> SET PROBLEM: Return each line of the listing below, unchanged, and omit the images.

■ ■ ■ ■ ■ ■ ■

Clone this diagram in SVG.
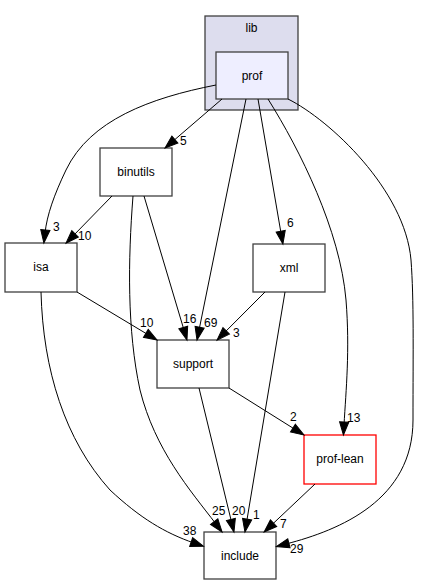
<svg xmlns="http://www.w3.org/2000/svg" width="421" height="585" viewBox="0 0 421 585">
<defs>
<style>
.n rect{fill:#ffffff;stroke:#404040;stroke-width:1.3}
text{font-family:"Liberation Sans",Arial,sans-serif;font-size:12px;fill:#000}
.n text{text-anchor:middle}
.e path{fill:none;stroke:#000;stroke-width:1}
</style>
<marker id="ah" markerUnits="userSpaceOnUse" markerWidth="14" markerHeight="10" refX="3" refY="4.6" orient="auto" overflow="visible">
<path d="M0,0 L13,4.6 L0,9.2 Z" fill="#000" stroke="#000" stroke-width="1"/>
</marker>
</defs>
<rect width="421" height="585" fill="#ffffff"/>
<g id="cluster_lib">
<rect x="205" y="16" width="93" height="94" fill="#ddddee" stroke="#404040" stroke-width="1.3"/>
<text x="251.5" y="32" text-anchor="middle">lib</text>
</g>
<g id="prof" class="n">
<rect x="216" y="52" width="72" height="47" style="fill:#eeeeff"/>
<text x="252" y="80">prof</text>
</g>
<g id="binutils" class="n">
<rect x="100" y="148" width="72" height="48"/>
<text x="136" y="176">binutils</text>
</g>
<g id="isa" class="n">
<rect x="5" y="243" width="72" height="49"/>
<text x="41" y="271">isa</text>
</g>
<g id="xml" class="n">
<rect x="253" y="244" width="72" height="48"/>
<text x="289" y="272">xml</text>
</g>
<g id="support" class="n">
<rect x="157" y="340" width="72" height="48"/>
<text x="193" y="368">support</text>
</g>
<g id="prof-lean" class="n">
<rect x="304" y="435" width="72" height="49" style="stroke:#ff0000"/>
<text x="340" y="463">prof-lean</text>
</g>
<g id="include" class="n">
<rect x="204" y="532" width="72" height="47"/>
<text x="240" y="560">include</text>
</g>
<g id="edges" class="e">
<path marker-end="url(#ah)" d="M216,85 C150,98 90,120 66,170 C54,195 47,215 45,233"/>
<text x="53" y="231">3</text>
<path marker-end="url(#ah)" d="M222,99 L172.6,141.5"/>
<text x="180" y="145">5</text>
<path marker-end="url(#ah)" d="M246,99 L199,330.2"/>
<text x="204" y="327">69</text>
<path marker-end="url(#ah)" d="M258,99 L281.2,234.2"/>
<text x="287" y="227">6</text>
<path marker-end="url(#ah)" d="M268,99 C300,150 340,230 346,300 C350,350 346,390 344,425"/>
<text x="347" y="422">13</text>
<path marker-end="url(#ah)" d="M288,99 C330,120 405,190 411,260 C414,300 413,350 413,420 C413,500 340,530 286,544"/>
<text x="290" y="553">29</text>
<path marker-end="url(#ah)" d="M112,196 L73,236"/>
<text x="78" y="240">10</text>
<path marker-end="url(#ah)" d="M144,196 L184.1,330.4"/>
<text x="183" y="323">16</text>
<path marker-end="url(#ah)" d="M133,196 C128,260 127,330 140,390 C155,450 190,490 216,524"/>
<text x="212" y="515">25</text>
<path marker-end="url(#ah)" d="M77,292 L148.4,334.9"/>
<text x="140" y="327">10</text>
<path marker-end="url(#ah)" d="M41,292 C43,370 65,440 110,490 C140,518 165,533 194,543"/>
<text x="183" y="535">38</text>
<path marker-end="url(#ah)" d="M265,292 L224.1,333"/>
<text x="233" y="337">3</text>
<path marker-end="url(#ah)" d="M285,292 L246.6,522.1"/>
<text x="253" y="519">1</text>
<path marker-end="url(#ah)" d="M199,388 L231.6,522.3"/>
<text x="232" y="515">20</text>
<path marker-end="url(#ah)" d="M229,388 L295.5,429.7"/>
<text x="290" y="421">2</text>
<path marker-end="url(#ah)" d="M315,484 L271.4,525.2"/>
<text x="280" y="528">7</text>
</g>
</svg>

■ ■ ■ ■ ■ ■ ■

> SOLUTION:
Clone this diagram in SVG.
<svg xmlns="http://www.w3.org/2000/svg" width="421" height="585" viewBox="0 0 421 585">
<defs>
<style>
.n rect{fill:#ffffff;stroke:#404040;stroke-width:1.3}
text{font-family:"Liberation Sans",Arial,sans-serif;font-size:12px;fill:#000}
.n text{text-anchor:middle}
.e path{fill:none;stroke:#000;stroke-width:1}
</style>
<marker id="ah" markerUnits="userSpaceOnUse" markerWidth="14" markerHeight="10" refX="3" refY="4.6" orient="auto" overflow="visible">
<path d="M0,0 L13,4.6 L0,9.2 Z" fill="#000" stroke="#000" stroke-width="1"/>
</marker>
</defs>
<rect width="421" height="585" fill="#ffffff"/>
<g id="cluster_lib">
<rect x="205" y="16" width="93" height="94" fill="#ddddee" stroke="#404040" stroke-width="1.3"/>
<text x="251.5" y="32" text-anchor="middle">lib</text>
</g>
<g id="prof" class="n">
<rect x="216" y="52" width="72" height="47" style="fill:#eeeeff"/>
<text x="252" y="80">prof</text>
</g>
<g id="binutils" class="n">
<rect x="100" y="148" width="72" height="48"/>
<text x="136" y="176">binutils</text>
</g>
<g id="isa" class="n">
<rect x="5" y="243" width="72" height="49"/>
<text x="41" y="271">isa</text>
</g>
<g id="xml" class="n">
<rect x="253" y="244" width="72" height="48"/>
<text x="289" y="272">xml</text>
</g>
<g id="support" class="n">
<rect x="157" y="340" width="72" height="48"/>
<text x="193" y="368">support</text>
</g>
<g id="prof-lean" class="n">
<rect x="304" y="435" width="72" height="49" style="stroke:#ff0000"/>
<text x="340" y="463">prof-lean</text>
</g>
<g id="include" class="n">
<rect x="204" y="532" width="72" height="47"/>
<text x="240" y="560">include</text>
</g>
<g id="edges" class="e">
<path marker-end="url(#ah)" d="M216,85 C150,98 90,120 66,170 C54,195 47,215 45,233"/>
<text x="53" y="231">3</text>
<path marker-end="url(#ah)" d="M222,99 L172.6,141.5"/>
<text x="180" y="145">5</text>
<path marker-end="url(#ah)" d="M246,99 L199,330.2"/>
<text x="204" y="327">69</text>
<path marker-end="url(#ah)" d="M258,99 L281.2,234.2"/>
<text x="287" y="227">6</text>
<path marker-end="url(#ah)" d="M268,99 C300,150 340,230 346,300 C350,350 346,390 344,425"/>
<text x="347" y="422">13</text>
<path marker-end="url(#ah)" d="M288,99 C330,120 405,190 411,260 C414,300 413,350 413,420 C413,500 340,530 286,544"/>
<text x="290" y="553">29</text>
<path marker-end="url(#ah)" d="M112,196 L73,236"/>
<text x="78" y="240">10</text>
<path marker-end="url(#ah)" d="M144,196 L184.1,330.4"/>
<text x="183" y="323">16</text>
<path marker-end="url(#ah)" d="M133,196 C128,260 127,330 140,390 C155,450 190,490 216,524"/>
<text x="212" y="515">25</text>
<path marker-end="url(#ah)" d="M77,292 L148.4,334.9"/>
<text x="140" y="327">10</text>
<path marker-end="url(#ah)" d="M41,292 C43,370 65,440 110,490 C140,518 165,533 194,543"/>
<text x="183" y="535">38</text>
<path marker-end="url(#ah)" d="M265,292 L224.1,333"/>
<text x="233" y="337">3</text>
<path marker-end="url(#ah)" d="M285,292 L246.6,522.1"/>
<text x="253" y="519">1</text>
<path marker-end="url(#ah)" d="M199,388 L231.6,522.3"/>
<text x="232" y="515">20</text>
<path marker-end="url(#ah)" d="M229,388 L295.5,429.7"/>
<text x="290" y="421">2</text>
<path marker-end="url(#ah)" d="M315,484 L271.4,525.2"/>
<text x="280" y="528">7</text>
</g>
</svg>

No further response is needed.